Operations, maintenance and configuration of telecom systems are performed from remote through the usage of standard interface protocols (SNMP, NETCONF, RESTCONF, …) which are serviced by commercial or open source servers running on board. These make a good job at identifying message chunks, managing multiple clients, and checking for the formal consistency of values written to the parameters of the model, on the external (“northbound”) interface. The system O&M application connects to their internal (“southbound”) interface in the form of plugins.
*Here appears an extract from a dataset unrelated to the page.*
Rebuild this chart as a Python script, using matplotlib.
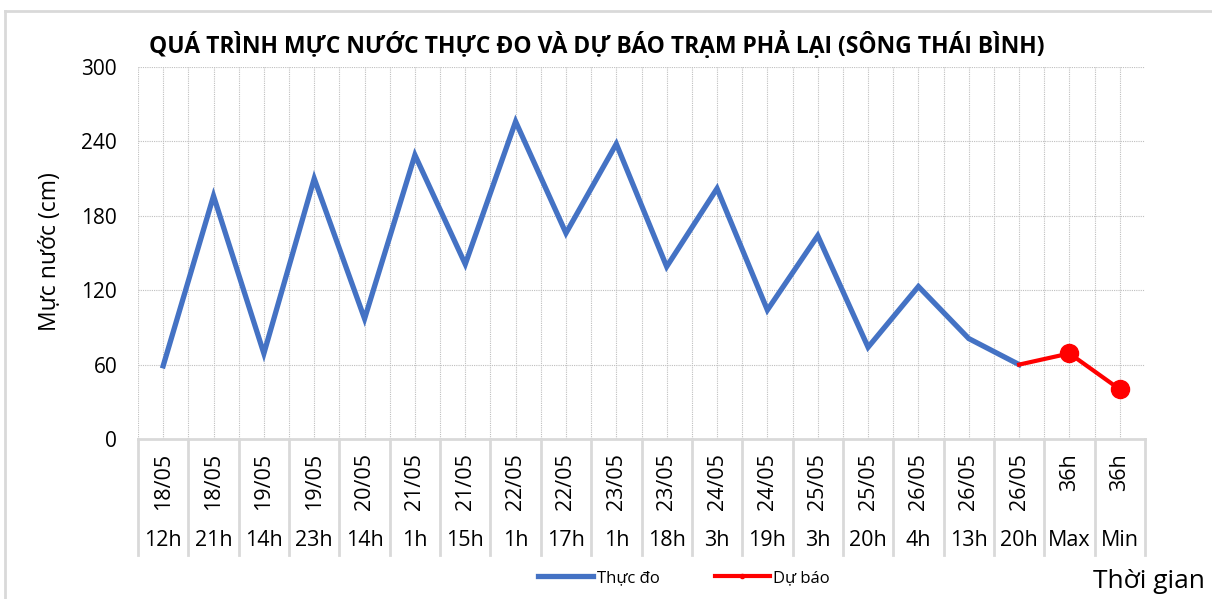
import matplotlib.pyplot as plt
from matplotlib.lines import Line2D

plt.rcParams['font.family'] = ['Open Sans', 'DejaVu Sans']

dates = ["18/05", "18/05", "19/05", "19/05", "20/05", "21/05", "21/05", "22/05",
         "22/05", "23/05", "23/05", "24/05", "24/05", "25/05", "25/05", "26/05",
         "26/05", "26/05", "36h", "36h"]
hours = ["12h", "21h", "14h", "23h", "14h", "1h", "15h", "1h", "17h", "1h",
         "18h", "3h", "19h", "3h", "20h", "4h", "13h", "20h", "Max", "Min"]
observed = [59, 196, 69, 210, 97, 229, 141, 256, 166, 238,
            139, 202, 104, 164, 74, 123, 81, 60]
forecast = [60, 69, 40]

grid_col = "#BFBFBF"
sep_col = "#D9D9D9"
blue = "#4472C4"
red = "#FF0000"

fig = plt.figure(figsize=(12.12, 5.99), dpi=100)
ax = fig.add_axes([138 / 1212, 1 - 439 / 599, 1007 / 1212, 372 / 599])

n = len(dates)
x_obs = list(range(len(observed)))
x_fc = list(range(len(observed) - 1, n))

ax.plot(x_obs, observed, color=blue, lw=3.8, solid_joinstyle='miter', zorder=3)
ax.plot(x_fc, forecast, color=red, lw=3, zorder=4)
ax.plot(x_fc[1:], forecast[1:], 'o', color=red, ms=13, zorder=5)

ax.set_xlim(-0.5, n - 0.5)
ax.set_ylim(0, 300)
ax.set_yticks(range(0, 301, 60))
ax.tick_params(axis='y', length=0, pad=15, labelsize=15)
ax.set_xticks([])

# dotted grid
for v in range(60, 301, 60):
    ax.axhline(v, color=grid_col, lw=0.8, ls=(0, (1, 1)), zorder=1)
for i in range(n):
    ax.axvline(i, color=grid_col, lw=0.8, ls=(0, (1, 1)), zorder=1)
    ax.axvline(i - 0.5, color=grid_col, lw=0.8, ls=(0, (1, 1)), zorder=1)

for s in ['top', 'right', 'left']:
    ax.spines[s].set_visible(False)
ax.spines['bottom'].set_color(sep_col)
ax.spines['bottom'].set_linewidth(2)

# two-level category axis
tr = ax.get_xaxis_transform()
for i in range(n):
    ax.text(i, -14 / 372, dates[i], transform=tr, rotation=90,
            ha='center', va='top', fontsize=15.5)
    ax.text(i, -102 / 372, hours[i], transform=tr,
            ha='center', va='center', fontsize=15.5)
for i in range(n + 1):
    ax.add_line(Line2D([i - 0.5, i - 0.5], [0, -116 / 372], transform=tr,
                       color=sep_col, lw=2, clip_on=False))

fig.text(597 / 1212, 1 - 45 / 599,
         "QUÁ TRÌNH MỰC NƯỚC THỰC ĐO VÀ DỰ BÁO TRẠM PHẢ LẠI (SÔNG THÁI BÌNH)",
         ha='center', va='center', fontsize=16.5, fontweight='bold')
fig.text(50 / 1212, 1 - 252 / 599, "Mực nước (cm)", rotation=90,
         ha='center', va='center', fontsize=16.5)
fig.text(1149 / 1212, 1 - 582 / 599, "Thời gian",
         ha='center', va='center', fontsize=19)

handles = [Line2D([], [], color=blue, lw=3.8),
           Line2D([], [], color=red, lw=3, marker='o', ms=3)]
fig.legend(handles, ["Thực đo", "Dự báo"], loc='center',
           bbox_to_anchor=(684 / 1212, 1 - 578 / 599), ncol=2, frameon=False,
           fontsize=12, handlelength=3.3, columnspacing=3.3, handletextpad=0.2)

# outer chart frame
fig.add_artist(Line2D([5 / 1212, 1], [1 - 11 / 599, 1 - 11 / 599],
                      transform=fig.transFigure, color=sep_col, lw=2))
fig.add_artist(Line2D([5 / 1212, 5 / 1212], [0, 1 - 11 / 599],
                      transform=fig.transFigure, color=sep_col, lw=2))

fig.savefig("out.png", dpi=100)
From this point, everything is custom.
The main problem of an O&M application, albeit for trivial ones where every manageable component is reachable right from the plugins (e.g. linking a firmware library), is delivering a big amount of possible event triggers, i.e. the read/write of parameters, deep into the system and also reacting to spontaneous notifications that go through the opposite way. After processing logical constraints, all the signals have to reach the correct destination where every macro-component, because of complexity, might have a dedicated handler in the form of a controller daemon.
This is certainly the case of an O-RAN RU system, where the M-plane model encompasses thousands of parameters in both directions.
How to create an efficient transport of these signals then? If each one of them required the management of a unix or TCP socket, the system would rapidly become bloated with similar code, but also sharing one socket per daemon, and then use a big case statement to route the messages, would be all but safe and efficient.
Azcom Technology solved this problem in its 4G equipment and now is able to reuse the solution for the O-RUs. We developed a proprietary middleware that allows a server and the clients to become peers and communicate without the need to know the actual positioning of the counterpart, thus also allowing flexible refactoring of the system. The model serviced by the middleware is idempotent to the Yang model of O-RAN M-plane and can always be inspected by GUI or CLI tools as an organic whole, no matter where the peers are. A client can listen to changes of a server and be notified in real-time, thus making the management of async notifications a trivial task.
The AzBus middleware allows creating and referencing service objects just as if they were local variables of the type they represent, thanks to C++ assignment and casting operators overloading. All the protocol complexity is therefore hidden and the outcome summarized in a status flag.
In synthesis, the components that need to obey to configuration commands just need to declare on the bus the existence of the configuration endpoint using an identifier path derived from the Yang models; then, the service can be looked for from anywhere using the path as a reference, and a “smart handler” is returned, which can be read and assigned as an ordinary variable.
In this way, a hardware abstraction API can be created deep into the system, exactly where the configuration commands can apply the intended action. Azcom provides the system-agnostic parts of the hardware abstraction API, thus pushing the frontier of reusability from the external protocol down into the deep. The southbound plugins would never be changed and are the same for every O-RU implementation. Every kind of controller daemon can easily step into the bus metaphore.
This is a great starting point for M-plane integration in an O-RU project with a very custom shape for what concerns the CUS-plane. When developing a system, the middleware can easily allow simulating missing elements too.